Jockey in Jeffreys Bay
Jeffreys Bay is the 'home to the perfect wave'. Glancing out over the aloes from the wooden deck of the famous car park that overlooks Supertubes, it’s not hard to imagine the drama of some great surfing contests that have graced these shores in the past playing out in front of you. But really, the magic of this town is found in the people who have made it their home.
We are soon introduced to Alison, who heads up the Supertubes conservation initiative. Her projects not only deal with recycling, beach clean ups and local plant protection but also involve the community in a number of these ventures. It is evident that her passion behind the scenes is what drives the sustained beauty of this endangered coastline.
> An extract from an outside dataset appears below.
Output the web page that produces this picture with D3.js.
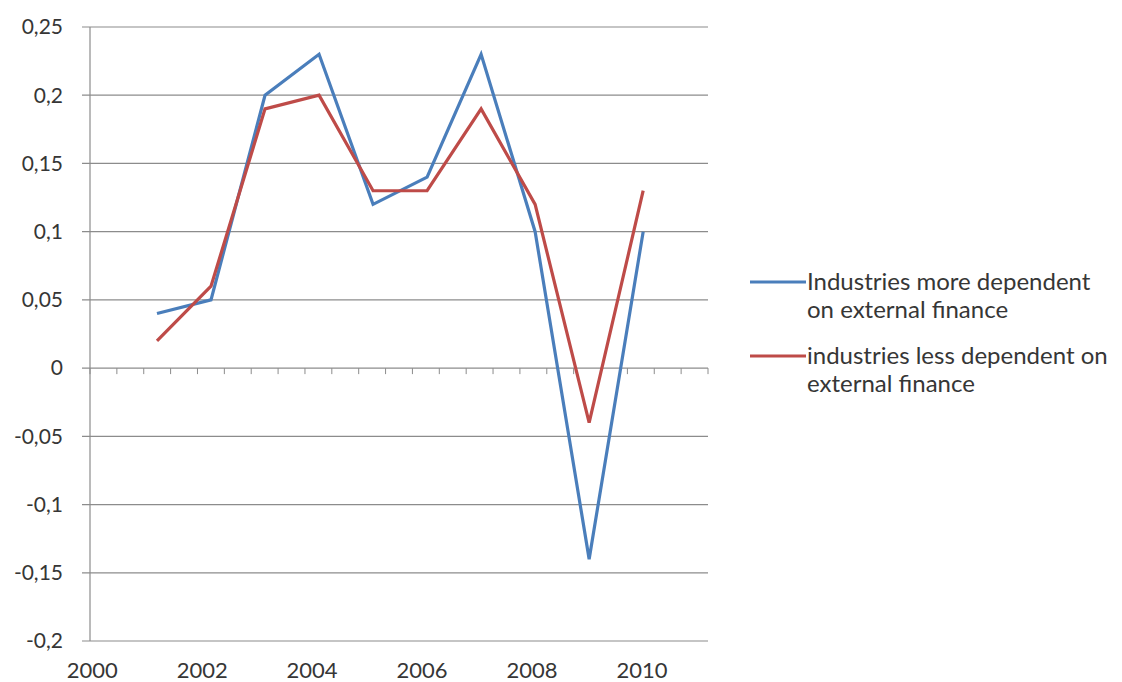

With stomachs rumbling, we turned towards De Viswijf Restaurant, a lovely family restaurant nestled above another classic J-Bay surfing beach, aptly named Kitchen Windows. Some argue whether the surf spot or restaurant came first, but I am sure the owner, Ernie Blignault, will indulge you in this and other 'Viswijf stories' whilst you enjoy the delectable dishes on offer from the unique positioning of this award-winning restaurant.
Feeling gratified after a scrumptious lunch, we mosied on toward the eastern side of Jeffreys Bay to a horse riding school, Featherfoot Horse Rides, in Kabeljouws. They offer a variety of trails for beginners to more accomplished riders and provide everything one needs for a horseback adventure.
The skill level of our group varied significantly, so we opted for a gentle trot along the beach. Sandwiched between the lagoon and incoming tide, the well-trained horses kept pace with one another before turning back for home and allowing the more experienced riders to break into a gallop. I sat at a contented trot and watched the sun begin its descent into the ocean, causing the sea and lagoon to glitter simultaneously before pausing for a moment, as if to give the photographers among us the chance to capture some exquisite shots of these golden minutes.
Scintillating St Francis
'A village within a village' is the impression one gets walking amongst the secluded villas and self-catering bed and breakfast units found within Cape St Francis Resort.
With direct access to a long stretch of untouched coastline and an award-winning restaurant and bar on site (Joe Fish Restaurant), there seems no reason to go any further if you are looking for some rest and relaxation.
Stencilled into the horizon is Seal Point Lighthouse, which at 27.5 m high is South Africa’s tallest masonry lighthouse.
As with Jeffreys Bay, it is the people who really shape the character of this seaside town. Actively pursuing responsible tourism, Betty’s Tours provides a glimpse into the everyday life of those in the area.
One can visit the SANCCOB, a penguin rehabilitation centre, Talhado Children’s Haven and Nomvula’s Knitters, an initiative started to empower woman from the township by creating a sustainable income and imparting business skills in the clothing industry.
By night, the glow of fishermen’s lamps strapped to fishing vessels decorate the bay, which is widely renowned for its chokka (squid/calamari.) The Chokka Trail offers the more active traveller a chance to explore the region on foot over four-days of slack packing.
The trail opens up the Sand River dunes, Oyster Bay, St Francis Bay and the coastal paths, which weave along a treacherous coastline responsible for many a shipwreck in years past, commonly referred to as 'The Wild Side' of Cape St Francis.
We were fortunate enough to time the tides well enough to see a natural blowhole, created from waves gushing through a gully, powerfully forcing through a small opening and creating a fountain that showered all those who had crept close enough.
After a great day filled with wonderful conversations and tough walking, it seemed only appropriate to enjoy a calamari feast, overlooking the harbour at Port St Francis with our new friends who had endured the day’s activity with us.
After a good day's exercise, Liquid Lines, a new sports facility in Cape St Francis, offers just the set up to deal with lactic-acid build up. Haydn Holmes, recently back from Dubai, has a state-of-the-art aquatics facility that some will use to begin their training for the gruelling IRONMAN Series, which takes place in March each year. However, those with any kind of aquatic ability are also welcome here and it is well worth visiting on your day off.